Jay-Z is hiring a professional cigar roller to accompany them on tour and roll cigars in their backstage gentlemen’s room. What the fuck does H.O.V.A. need a professional cigar roller for, you think that man don’t know how to roll his own blunts by now? Unless there’s some Lewinskys in the room for a little Churchill fun time, Jay-Z’s plans for a private gentlemen’s room sounds gayer than leather chaps on a waxed ass.

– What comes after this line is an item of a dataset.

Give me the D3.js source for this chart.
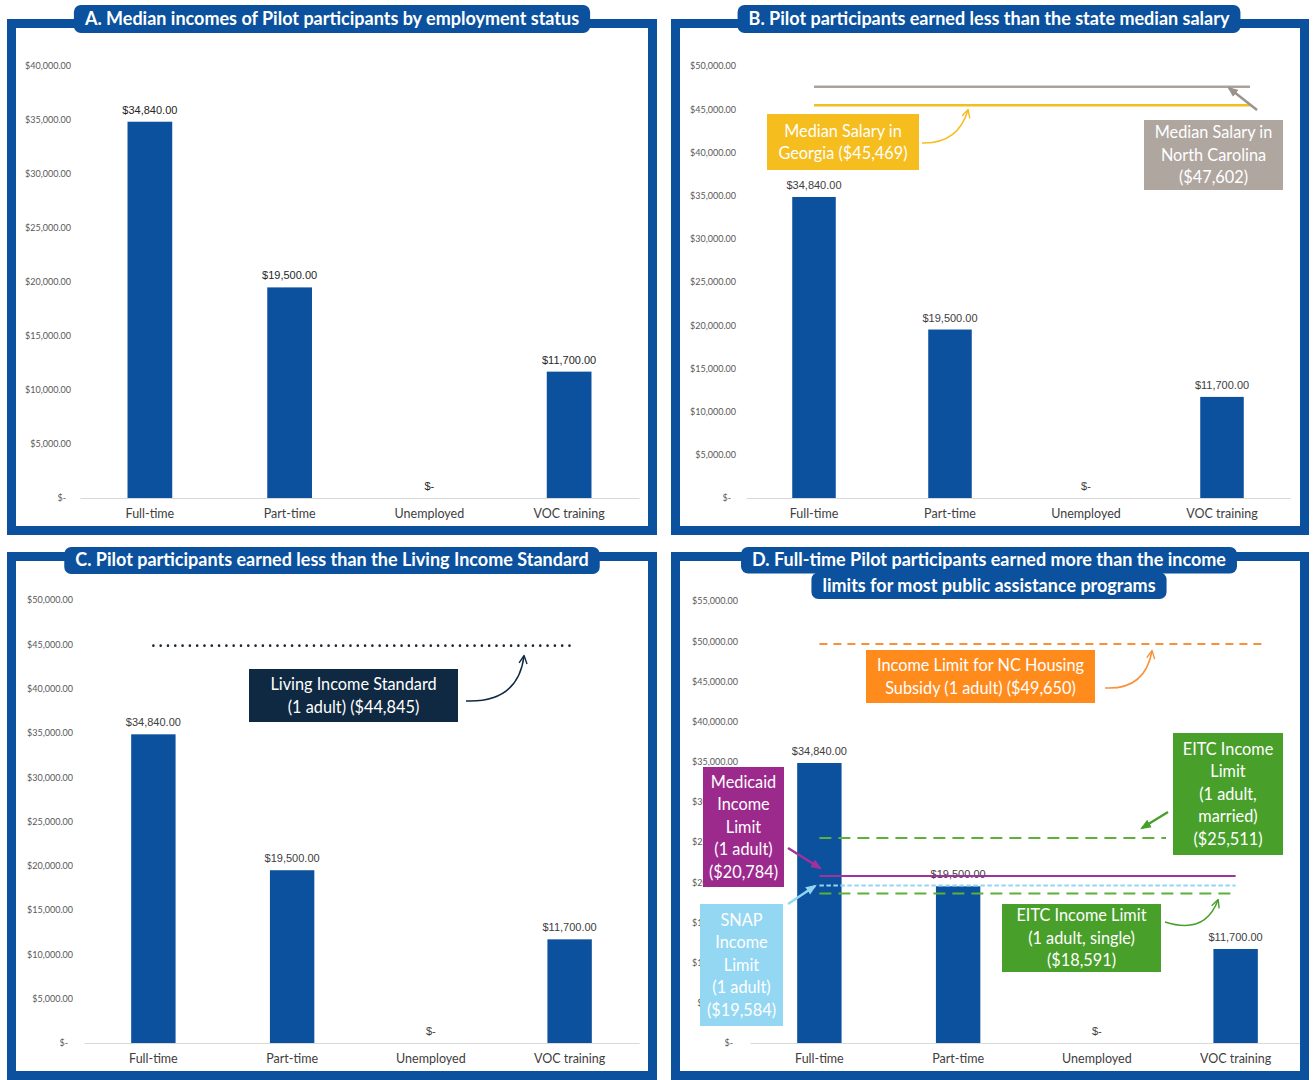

I get it, you bros want some time away from your yapping famous wives on your big manly man tour and you’ve got money to burn. All I’m saying is, shouldn’t guys with time away from their wives be banging other women? We ladies dont’ like that shit, but at least we understand it. Guys only rooms? That gets us thinking we’re one phone call away from bailing your ass out of jail following a vice raid at a local glory hole.
“Yeah I’m out that Brooklyn, now I’m down in TriBeCa, right next to DeNiro, but I’ll be hood forever.” Hood? You misspelled “dandy,” Jigga.